Just give me the blueprints and I'll go build it. And I remember getting a gentle rebuke in my spirit. And I felt like the Lord was just saying, Greg, if I give you the blueprints, you'll run off and build it without me. And I'm trying to teach you how to build in the spirit with me, how to partner with me. That step, once again, required surrender.
And I remember being called out to a staff meeting that you were holding and you asked me to facilitate a discussion and I thought I was going to help you. And you gave a talk on 2 Corinthians 12 and you talked about Paul pleading for the thorn to be removed from him. And here's Paul, right?
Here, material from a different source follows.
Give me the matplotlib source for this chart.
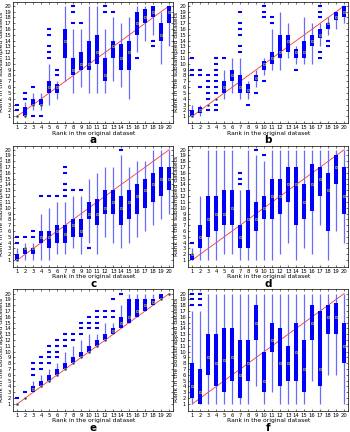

Three times. And the Lord says, no, my grace is sufficient for you, for my power is made perfect in weakness. And I love, for the first time, what really came through, what was Paul's response? He says, okay, I just want to know how to release power. I'm going to boast in my weakness then. So it became this whole aha, like I'm operating out of the wrong system.
I've got it wrong. I'm raising myself up to be self-sufficient and have these skills and make these things happen. And the Lord say, no, it's your dependence and weakness that's going to cause power to rush through you. As I'm listening to you, I'm thinking how many people were there going, wow, what a difference, instead of now that I've got God's will, I've got to go do it. It's let's go do it together. And we're getting fairly near the end of our time and I want to ask you if you have time to come back for our next broadcast because what I happen to know is that there's a journey that you have gone through where you sort of break down how partnering actually happens. I mean, if I'm listening to you right now and I'm a go-getter like a lot of our listeners are, it's like, oh man, I so resonate with that.
But don't leave me out there like, hey, good luck, you know, here's the great concept. And in fact, that's one of the reasons, Greg, that I told you as you begin to unpack this and I've watched you do it in your life, that's why it needed to be a book. And of all things, imagine the title of this book, Building in the Spirit, Discovering the Life God Destined for You. And I just want to say to people, you know, I had the privilege of writing the foreword and I think the first line is, I can't think of a book that most Christians need to read any more than this one. And that's not hyperbole, it was more of, I meet so many Christians that are so sincere, have the right intention, and just over time, and maybe because it's such a struggle in my own life, is we have done a lot in the flesh and there's a lot of tired Christians, burned out Christians, or now they've even gotten to where they're faking it a bit.
And I'm talking about leaders, I'm talking about pastors even, I'm talking about missionaries, and there's this private isolation and I think it breaks God's heart. When we're in His yoke, it really is light, or it really fits, is a good translation there. That illustration you shared, I use all the time in my own personal journey, because left to myself, I'm a, thanks to the blueprint Lord, I'm running. And it's like, what are we going to do together? That is, you know, He puts His arm around me, let's go get them together. So, if you are resonating like me, building in the Spirit, we have that available here at Living on the Edge, just go to our website, we would love to help you build in the Spirit and really grow spiritually. Any final thoughts before we wrap things up, Greg? I would just say, if you can come away from this discussion understanding that we are working from value, from a validation standpoint, from a good Father who says, I love you, I'm with you, and now we get to partner with Him to do the things that He's laid on our heart, then I think you're off to a really good start. Amen. It just takes such pressure off and brings such joy in. Amen. Amen.